The Independent's confederalist blueprint, published earlier this year, shows at least one way in which a secure relationship could be made democratic and not too burdensome. But I've just received an alternative suggestion from Mr John Spencer of Pimlico, who calls for the pound to be integrated with the US dollar instead, adding: "Obviously this presupposes a vast constitutional shift as we move forward to become the 51st state of the Union by, let's say, the tercentenary of the American Declaration of Independence in 2076." Certain "powerful interests in London and Washington", he promises, are engaged on a feasibility study and he wants to start a new party called America Now. He doesn't seem to be joking.

The best experience of the week, by far, was lunch yesterday with the great Russian cellist and conductor Mstislav Rostropovich. It was hosted by the BBC's Music Magazine and the maestro was in formidable form, rattling off anecdotes about Sibelius, Shostakovich and Prokofiev, all of whom he knew. In his younger days - he's 69 - Rostropovich composed music himself; why had he not persevered? Well, he had gone to listen to the first performance of Shostakovich's Eighth Symphony and rushed home to compose one of his own. After a while, he took stock of what he had written. "It was very near to Shostakovich's Eighth ... but much worse," said the maestro. Then, in 1945, he heard Prokofiev's Fifth Symphony ... rushed home, wrote a scherzo. "Very near Prokofiev ... but much worse." So he stopped and became a conductor, or as he rather alarmingly put it, a prostitute: "In music, I have many loves."

Listening to him were Colin Matthews, whose second cello concerto, written for him, was premiered by the London Symphony Orchestra to wild applause earlier in the week, and James MacMillan, the young Scottish composer whose concerto he premieres early next month. Rostropovich was eloquent about new music and how it often wasn't immediately recognised by people. He told a story about going to London to perform Shostakovich's second cello concerto ("absolute genius composition") and to receive a gold medal for the composer. The next day, a London newspaper asserted that had the concerto been heard before the medal was awarded, Shostakovich wouldn't have got it. The moral, perhaps, was kindly aimed at MacMillan, whose first opera got a pretty savage critical bashing at this year's Edinburgh Festival.

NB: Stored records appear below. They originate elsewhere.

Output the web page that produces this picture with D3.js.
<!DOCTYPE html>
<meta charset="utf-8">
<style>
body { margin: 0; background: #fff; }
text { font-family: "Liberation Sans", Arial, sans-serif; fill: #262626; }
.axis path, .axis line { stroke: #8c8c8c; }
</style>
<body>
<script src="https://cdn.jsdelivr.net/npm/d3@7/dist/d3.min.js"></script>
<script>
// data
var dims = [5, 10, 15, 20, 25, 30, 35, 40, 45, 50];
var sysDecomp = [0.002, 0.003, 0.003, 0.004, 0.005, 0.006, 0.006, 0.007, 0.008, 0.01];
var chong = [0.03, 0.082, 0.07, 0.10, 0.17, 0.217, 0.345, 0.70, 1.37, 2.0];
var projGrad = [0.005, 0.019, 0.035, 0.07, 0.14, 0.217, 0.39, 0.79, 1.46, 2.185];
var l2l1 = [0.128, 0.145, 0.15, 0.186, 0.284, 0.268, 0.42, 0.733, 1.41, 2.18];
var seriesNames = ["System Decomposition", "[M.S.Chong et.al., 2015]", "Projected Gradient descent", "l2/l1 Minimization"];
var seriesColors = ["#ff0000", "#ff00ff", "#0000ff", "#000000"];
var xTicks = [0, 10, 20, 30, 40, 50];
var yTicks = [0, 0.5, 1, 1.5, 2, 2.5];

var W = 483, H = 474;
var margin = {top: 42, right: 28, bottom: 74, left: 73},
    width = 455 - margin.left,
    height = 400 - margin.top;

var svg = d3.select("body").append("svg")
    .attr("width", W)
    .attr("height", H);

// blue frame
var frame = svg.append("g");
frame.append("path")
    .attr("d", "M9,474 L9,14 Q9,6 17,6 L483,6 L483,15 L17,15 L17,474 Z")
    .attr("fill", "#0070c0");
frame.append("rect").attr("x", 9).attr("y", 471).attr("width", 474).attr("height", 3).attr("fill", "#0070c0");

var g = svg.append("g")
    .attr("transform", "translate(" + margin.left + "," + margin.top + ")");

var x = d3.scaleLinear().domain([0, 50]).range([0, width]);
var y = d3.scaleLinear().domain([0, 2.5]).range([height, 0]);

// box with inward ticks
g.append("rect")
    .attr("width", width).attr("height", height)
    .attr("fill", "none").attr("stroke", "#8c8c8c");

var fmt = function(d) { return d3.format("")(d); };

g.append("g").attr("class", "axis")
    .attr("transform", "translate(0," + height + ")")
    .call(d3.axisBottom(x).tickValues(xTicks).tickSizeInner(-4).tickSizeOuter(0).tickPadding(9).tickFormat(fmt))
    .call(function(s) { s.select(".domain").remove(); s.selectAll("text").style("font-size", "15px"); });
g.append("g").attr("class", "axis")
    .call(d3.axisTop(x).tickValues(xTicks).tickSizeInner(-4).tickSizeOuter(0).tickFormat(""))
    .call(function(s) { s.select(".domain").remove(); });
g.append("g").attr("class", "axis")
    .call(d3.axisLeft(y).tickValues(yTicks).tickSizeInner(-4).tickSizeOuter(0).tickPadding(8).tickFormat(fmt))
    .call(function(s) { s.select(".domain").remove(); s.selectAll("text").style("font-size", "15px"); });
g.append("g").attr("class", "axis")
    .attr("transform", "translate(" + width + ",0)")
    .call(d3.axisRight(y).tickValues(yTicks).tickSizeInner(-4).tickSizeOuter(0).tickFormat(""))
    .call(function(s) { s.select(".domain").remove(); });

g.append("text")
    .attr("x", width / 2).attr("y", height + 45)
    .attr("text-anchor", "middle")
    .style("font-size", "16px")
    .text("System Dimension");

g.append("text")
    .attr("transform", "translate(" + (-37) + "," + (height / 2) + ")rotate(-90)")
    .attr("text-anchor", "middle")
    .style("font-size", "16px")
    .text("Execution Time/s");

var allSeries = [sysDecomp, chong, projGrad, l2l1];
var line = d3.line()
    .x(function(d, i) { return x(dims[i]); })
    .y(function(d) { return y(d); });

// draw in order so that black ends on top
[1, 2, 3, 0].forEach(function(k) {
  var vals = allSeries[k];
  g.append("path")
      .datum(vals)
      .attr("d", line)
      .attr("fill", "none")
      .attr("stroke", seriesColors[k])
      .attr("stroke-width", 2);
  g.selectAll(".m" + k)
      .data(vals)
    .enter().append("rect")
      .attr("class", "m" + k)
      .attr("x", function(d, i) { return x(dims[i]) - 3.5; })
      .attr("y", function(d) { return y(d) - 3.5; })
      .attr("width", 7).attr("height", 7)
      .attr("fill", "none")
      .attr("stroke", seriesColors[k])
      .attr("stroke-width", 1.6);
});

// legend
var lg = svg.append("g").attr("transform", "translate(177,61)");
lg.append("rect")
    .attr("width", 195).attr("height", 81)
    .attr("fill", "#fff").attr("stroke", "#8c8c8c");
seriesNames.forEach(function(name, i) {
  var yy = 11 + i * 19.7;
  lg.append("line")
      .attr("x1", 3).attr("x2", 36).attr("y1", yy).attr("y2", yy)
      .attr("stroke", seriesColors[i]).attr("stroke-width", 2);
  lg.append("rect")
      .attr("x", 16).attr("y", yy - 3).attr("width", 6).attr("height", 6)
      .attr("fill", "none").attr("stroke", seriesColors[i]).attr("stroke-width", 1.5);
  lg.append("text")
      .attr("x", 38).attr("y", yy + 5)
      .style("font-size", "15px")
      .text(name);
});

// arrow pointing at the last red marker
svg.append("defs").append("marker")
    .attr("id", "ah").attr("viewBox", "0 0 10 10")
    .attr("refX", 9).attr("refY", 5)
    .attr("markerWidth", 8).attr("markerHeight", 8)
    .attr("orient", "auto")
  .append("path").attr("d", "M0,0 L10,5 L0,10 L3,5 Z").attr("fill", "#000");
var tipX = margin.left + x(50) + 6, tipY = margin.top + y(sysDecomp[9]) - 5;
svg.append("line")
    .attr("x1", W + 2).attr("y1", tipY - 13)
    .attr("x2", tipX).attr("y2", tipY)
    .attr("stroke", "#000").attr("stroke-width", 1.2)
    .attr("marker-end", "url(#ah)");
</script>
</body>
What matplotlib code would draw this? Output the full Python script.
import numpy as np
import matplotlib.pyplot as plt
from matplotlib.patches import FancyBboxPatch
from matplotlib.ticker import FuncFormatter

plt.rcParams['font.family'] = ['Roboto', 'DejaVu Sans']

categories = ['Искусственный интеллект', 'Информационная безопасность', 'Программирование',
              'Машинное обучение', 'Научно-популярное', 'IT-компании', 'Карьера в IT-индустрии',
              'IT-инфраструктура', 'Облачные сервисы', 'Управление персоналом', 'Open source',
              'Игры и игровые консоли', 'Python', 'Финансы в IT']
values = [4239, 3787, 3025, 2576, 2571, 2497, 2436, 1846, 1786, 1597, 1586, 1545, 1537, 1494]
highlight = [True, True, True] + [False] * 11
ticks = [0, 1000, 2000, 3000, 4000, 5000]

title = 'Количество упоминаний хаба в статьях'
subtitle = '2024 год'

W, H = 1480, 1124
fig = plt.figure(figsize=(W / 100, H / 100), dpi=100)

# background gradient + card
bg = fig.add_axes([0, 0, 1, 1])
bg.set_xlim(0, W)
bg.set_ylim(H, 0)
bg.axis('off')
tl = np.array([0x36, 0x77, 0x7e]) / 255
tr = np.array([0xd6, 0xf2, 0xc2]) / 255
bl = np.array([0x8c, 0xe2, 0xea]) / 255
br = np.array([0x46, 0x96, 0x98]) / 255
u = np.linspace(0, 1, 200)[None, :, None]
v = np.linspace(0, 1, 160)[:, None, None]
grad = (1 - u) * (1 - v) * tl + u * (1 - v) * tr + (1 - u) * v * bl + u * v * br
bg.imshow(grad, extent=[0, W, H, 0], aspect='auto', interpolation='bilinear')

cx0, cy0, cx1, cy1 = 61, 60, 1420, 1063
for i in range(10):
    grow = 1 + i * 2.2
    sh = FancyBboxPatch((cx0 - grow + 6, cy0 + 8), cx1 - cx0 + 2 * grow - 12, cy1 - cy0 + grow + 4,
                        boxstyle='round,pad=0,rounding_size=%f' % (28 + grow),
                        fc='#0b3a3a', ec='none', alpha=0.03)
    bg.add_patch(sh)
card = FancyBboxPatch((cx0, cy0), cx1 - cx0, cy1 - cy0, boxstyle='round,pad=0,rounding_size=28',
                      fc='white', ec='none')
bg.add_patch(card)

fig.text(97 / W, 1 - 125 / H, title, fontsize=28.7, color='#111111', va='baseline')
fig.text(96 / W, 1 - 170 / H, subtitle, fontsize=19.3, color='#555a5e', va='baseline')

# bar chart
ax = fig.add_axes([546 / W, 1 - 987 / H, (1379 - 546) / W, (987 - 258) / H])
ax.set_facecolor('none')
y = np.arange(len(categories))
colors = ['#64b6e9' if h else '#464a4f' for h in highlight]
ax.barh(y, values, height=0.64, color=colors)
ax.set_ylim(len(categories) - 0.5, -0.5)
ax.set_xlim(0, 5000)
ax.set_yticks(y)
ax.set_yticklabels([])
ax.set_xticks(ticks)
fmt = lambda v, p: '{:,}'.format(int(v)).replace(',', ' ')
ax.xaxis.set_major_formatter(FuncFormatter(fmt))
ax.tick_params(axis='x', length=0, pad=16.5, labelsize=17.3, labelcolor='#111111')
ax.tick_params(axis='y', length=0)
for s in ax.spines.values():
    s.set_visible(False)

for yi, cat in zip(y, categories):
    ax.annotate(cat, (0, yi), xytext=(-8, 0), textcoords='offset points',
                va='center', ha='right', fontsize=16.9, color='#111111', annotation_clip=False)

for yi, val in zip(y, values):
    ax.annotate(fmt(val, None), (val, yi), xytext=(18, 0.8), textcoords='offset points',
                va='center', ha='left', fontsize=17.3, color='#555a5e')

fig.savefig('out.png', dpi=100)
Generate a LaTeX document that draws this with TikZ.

Earlier, being a bit of a philistine materialist, I'd asked what it actually cost to commission, say, a cello concerto these days. The answer was around pounds 7,000, rising to only pounds 25,000 for a world-renowned composer such as Tippett. If you compare that to advances for books from popular authors, or what top painters can earn per canvas, it seems mildly shocking. Why don't people commission new music more? Britain has, after all, some of the world's most interesting new composers.